SYMP 2-3 - Redlining leads to diverse histories of segregation

Monday, August 12, 2019: 2:30 PM
Ballroom D, Kentucky International Convention Center
Dexter Locke, National Socio-Environmental Synthesis Center (SESYNC), Baltimore, MD, Billy Hall, National Socio-Environmental Synthesis Center, Annapolis, MD, J. Morgan Grove, Baltimore Field Station and Baltimore Ecosystem Study, Northern Research Station, USDA Forest Service, Baltimore, MD, Laura A. Ogden, Anthropology, Dartmouth College, Hanover, NH and Steward Pickett, Cary Institute of Ecosystem Studies, Millbrook, NY
Background/Question/Methods

Many American cities have developed on a foundation of racial segregation.

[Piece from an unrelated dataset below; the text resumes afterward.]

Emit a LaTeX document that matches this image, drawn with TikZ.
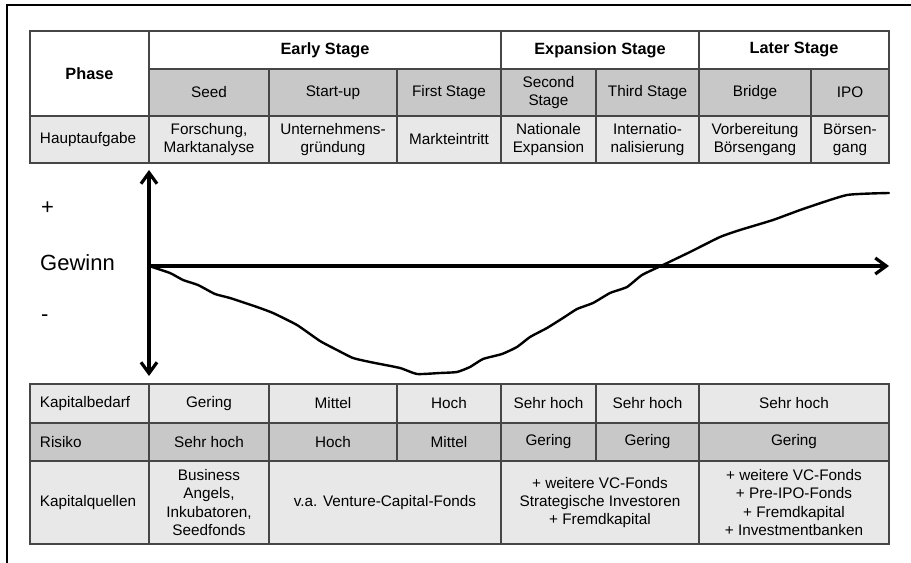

There is growing interest to understand how neighborhoods have changed in the wake of policies of racial exclusion, such as redlining, a federal practice by the Home Owners’ Loan Corporation (HOLC) that systematically denied mortgages to people of color for decades in the United States. This paper examines neighborhood change in Baltimore since redlining began in the 1930s using two sources for comparison. First, using US Census data we track neighborhood trends based upon components of the HOLC’s mapping – owner occupancy, vacancy, and racial composition – over time from 1930 to 2010. Second, we compare 1930s neighborhood appraisals by the HOLC with Baltimore City’s present-day Housing Market Typology, to examine the extent to which historical grades correspond to current real estate market stability today.

Results/Conclusions

Our main findings suggest that, contrary to other studies, formerly redlined areas exhibit a wide range of variability in owner occupancy, vacancy, and market stability, largely due to postindustrial revitalization efforts in the downtown core, while yellowlined areas have experienced more uniform socioeconomic decline as a result of abandonment and capital disinvestment. As we might expect, neighborhoods in areas that once received the highest HOLC grades have remained among Baltimore’s most economically prosperous and stable in the housing market over the past 80 years. We thus conclude that redlining’s long-term effects on the socioeconomic characteristics of neighborhoods are not necessarily linear and should be understood in a historical-geographical context of social, political, and economic change.